**WHAT IS ASKED**
Gather all lines in the data that hold the string "this".
[BEGIN DATA]
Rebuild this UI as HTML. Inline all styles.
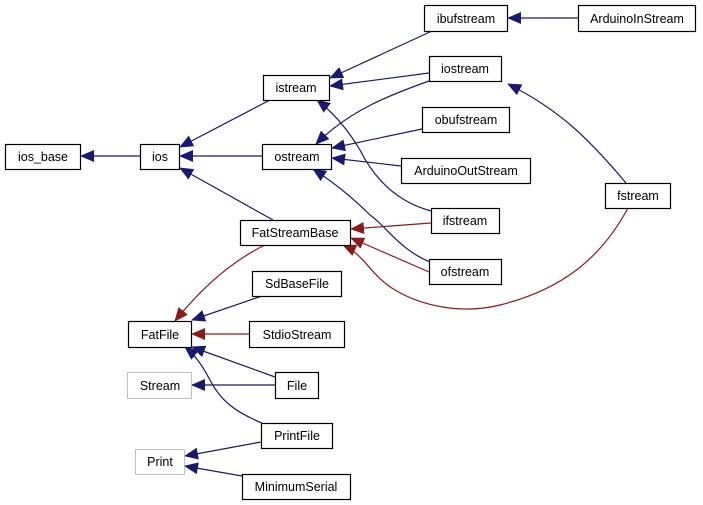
[END DATA]
[BEGIN DATA]
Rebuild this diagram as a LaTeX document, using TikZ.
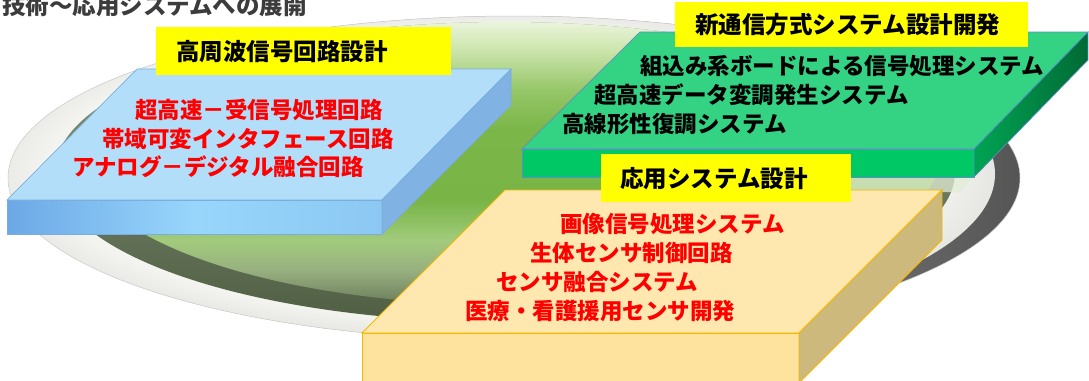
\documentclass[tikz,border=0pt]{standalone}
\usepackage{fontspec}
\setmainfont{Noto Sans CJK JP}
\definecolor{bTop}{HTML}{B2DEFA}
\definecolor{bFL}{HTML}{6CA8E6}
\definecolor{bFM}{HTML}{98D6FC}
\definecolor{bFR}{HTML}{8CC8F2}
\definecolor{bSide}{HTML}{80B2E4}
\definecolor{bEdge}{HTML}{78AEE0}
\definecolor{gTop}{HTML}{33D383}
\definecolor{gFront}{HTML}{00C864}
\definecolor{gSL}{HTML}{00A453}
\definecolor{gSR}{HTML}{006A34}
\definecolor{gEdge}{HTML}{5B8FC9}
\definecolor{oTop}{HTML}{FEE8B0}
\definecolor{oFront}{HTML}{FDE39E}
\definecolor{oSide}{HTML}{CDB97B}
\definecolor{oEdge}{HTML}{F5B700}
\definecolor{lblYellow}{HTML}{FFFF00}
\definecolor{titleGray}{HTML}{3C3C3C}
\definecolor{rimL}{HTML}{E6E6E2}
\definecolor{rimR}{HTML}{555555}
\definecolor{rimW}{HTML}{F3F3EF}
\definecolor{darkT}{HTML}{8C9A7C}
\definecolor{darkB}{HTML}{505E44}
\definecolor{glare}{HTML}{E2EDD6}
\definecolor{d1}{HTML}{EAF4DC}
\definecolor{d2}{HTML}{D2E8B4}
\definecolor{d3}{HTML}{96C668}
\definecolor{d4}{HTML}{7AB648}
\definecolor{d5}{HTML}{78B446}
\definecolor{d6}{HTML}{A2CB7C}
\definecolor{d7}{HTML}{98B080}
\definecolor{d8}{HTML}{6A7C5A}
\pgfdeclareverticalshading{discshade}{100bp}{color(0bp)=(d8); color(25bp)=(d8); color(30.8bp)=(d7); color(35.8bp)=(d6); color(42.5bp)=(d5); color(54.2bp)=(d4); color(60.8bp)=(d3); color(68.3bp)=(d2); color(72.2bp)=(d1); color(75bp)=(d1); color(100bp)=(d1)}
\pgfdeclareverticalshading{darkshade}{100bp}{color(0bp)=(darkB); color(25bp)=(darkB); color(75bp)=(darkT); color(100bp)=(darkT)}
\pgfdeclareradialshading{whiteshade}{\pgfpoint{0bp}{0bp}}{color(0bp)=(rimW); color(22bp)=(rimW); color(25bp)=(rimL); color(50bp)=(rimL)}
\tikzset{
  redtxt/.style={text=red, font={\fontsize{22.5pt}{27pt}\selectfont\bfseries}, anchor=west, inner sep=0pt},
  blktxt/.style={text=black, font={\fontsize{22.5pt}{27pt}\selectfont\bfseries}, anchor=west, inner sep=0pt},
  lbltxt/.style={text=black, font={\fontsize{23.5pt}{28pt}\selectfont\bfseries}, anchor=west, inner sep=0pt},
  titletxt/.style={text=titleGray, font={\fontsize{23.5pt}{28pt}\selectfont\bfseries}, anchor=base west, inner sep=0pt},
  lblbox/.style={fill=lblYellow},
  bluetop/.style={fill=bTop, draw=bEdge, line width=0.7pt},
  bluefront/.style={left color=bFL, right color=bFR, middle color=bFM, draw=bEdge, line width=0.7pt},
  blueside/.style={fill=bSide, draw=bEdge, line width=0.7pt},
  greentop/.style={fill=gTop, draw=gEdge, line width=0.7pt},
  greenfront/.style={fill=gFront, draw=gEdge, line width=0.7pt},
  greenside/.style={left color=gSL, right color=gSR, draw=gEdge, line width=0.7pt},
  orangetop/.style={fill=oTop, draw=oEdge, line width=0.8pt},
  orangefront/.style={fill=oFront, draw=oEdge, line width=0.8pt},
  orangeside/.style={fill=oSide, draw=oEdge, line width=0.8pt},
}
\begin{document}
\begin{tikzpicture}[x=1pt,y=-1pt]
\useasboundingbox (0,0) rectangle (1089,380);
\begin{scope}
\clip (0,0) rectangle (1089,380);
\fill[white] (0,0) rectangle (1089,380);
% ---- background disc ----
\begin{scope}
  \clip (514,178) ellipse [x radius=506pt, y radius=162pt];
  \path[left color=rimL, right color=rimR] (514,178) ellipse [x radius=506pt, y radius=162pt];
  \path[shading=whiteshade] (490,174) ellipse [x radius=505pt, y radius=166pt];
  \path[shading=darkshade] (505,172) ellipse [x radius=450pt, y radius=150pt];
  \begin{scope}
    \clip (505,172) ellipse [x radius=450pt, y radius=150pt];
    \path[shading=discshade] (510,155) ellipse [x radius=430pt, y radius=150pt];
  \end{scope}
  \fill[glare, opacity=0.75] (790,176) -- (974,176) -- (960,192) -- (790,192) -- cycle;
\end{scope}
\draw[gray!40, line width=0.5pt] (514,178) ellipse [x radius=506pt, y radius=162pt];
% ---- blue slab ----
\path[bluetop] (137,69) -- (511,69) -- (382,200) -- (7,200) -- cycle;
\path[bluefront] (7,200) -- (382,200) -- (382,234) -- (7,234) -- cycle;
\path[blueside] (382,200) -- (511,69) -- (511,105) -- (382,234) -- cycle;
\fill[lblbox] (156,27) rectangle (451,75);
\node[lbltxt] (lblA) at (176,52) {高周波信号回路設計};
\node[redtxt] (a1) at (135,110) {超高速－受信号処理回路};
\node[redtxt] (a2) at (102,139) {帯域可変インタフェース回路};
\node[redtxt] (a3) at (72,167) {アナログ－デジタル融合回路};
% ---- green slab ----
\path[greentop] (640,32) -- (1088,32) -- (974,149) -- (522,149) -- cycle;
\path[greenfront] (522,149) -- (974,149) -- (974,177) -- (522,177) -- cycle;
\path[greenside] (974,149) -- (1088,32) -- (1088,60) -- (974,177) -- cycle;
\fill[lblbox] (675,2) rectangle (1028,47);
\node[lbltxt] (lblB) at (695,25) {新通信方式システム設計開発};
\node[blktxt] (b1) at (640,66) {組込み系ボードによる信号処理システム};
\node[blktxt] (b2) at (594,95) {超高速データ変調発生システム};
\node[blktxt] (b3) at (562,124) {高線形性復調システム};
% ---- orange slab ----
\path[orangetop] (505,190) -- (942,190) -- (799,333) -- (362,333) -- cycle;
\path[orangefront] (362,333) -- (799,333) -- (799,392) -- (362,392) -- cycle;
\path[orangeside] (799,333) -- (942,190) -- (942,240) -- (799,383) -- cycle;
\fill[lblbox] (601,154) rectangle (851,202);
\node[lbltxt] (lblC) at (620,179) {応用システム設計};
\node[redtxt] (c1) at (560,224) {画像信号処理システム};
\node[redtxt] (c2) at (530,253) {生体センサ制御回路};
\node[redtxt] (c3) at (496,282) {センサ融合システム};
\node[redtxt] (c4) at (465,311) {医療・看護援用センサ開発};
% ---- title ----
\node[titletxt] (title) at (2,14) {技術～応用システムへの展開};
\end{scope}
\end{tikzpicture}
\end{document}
[END DATA]
**TASK RESULT**
Rebuild this UI as HTML. Inline all styles.
Rebuild this diagram as a LaTeX document, using TikZ.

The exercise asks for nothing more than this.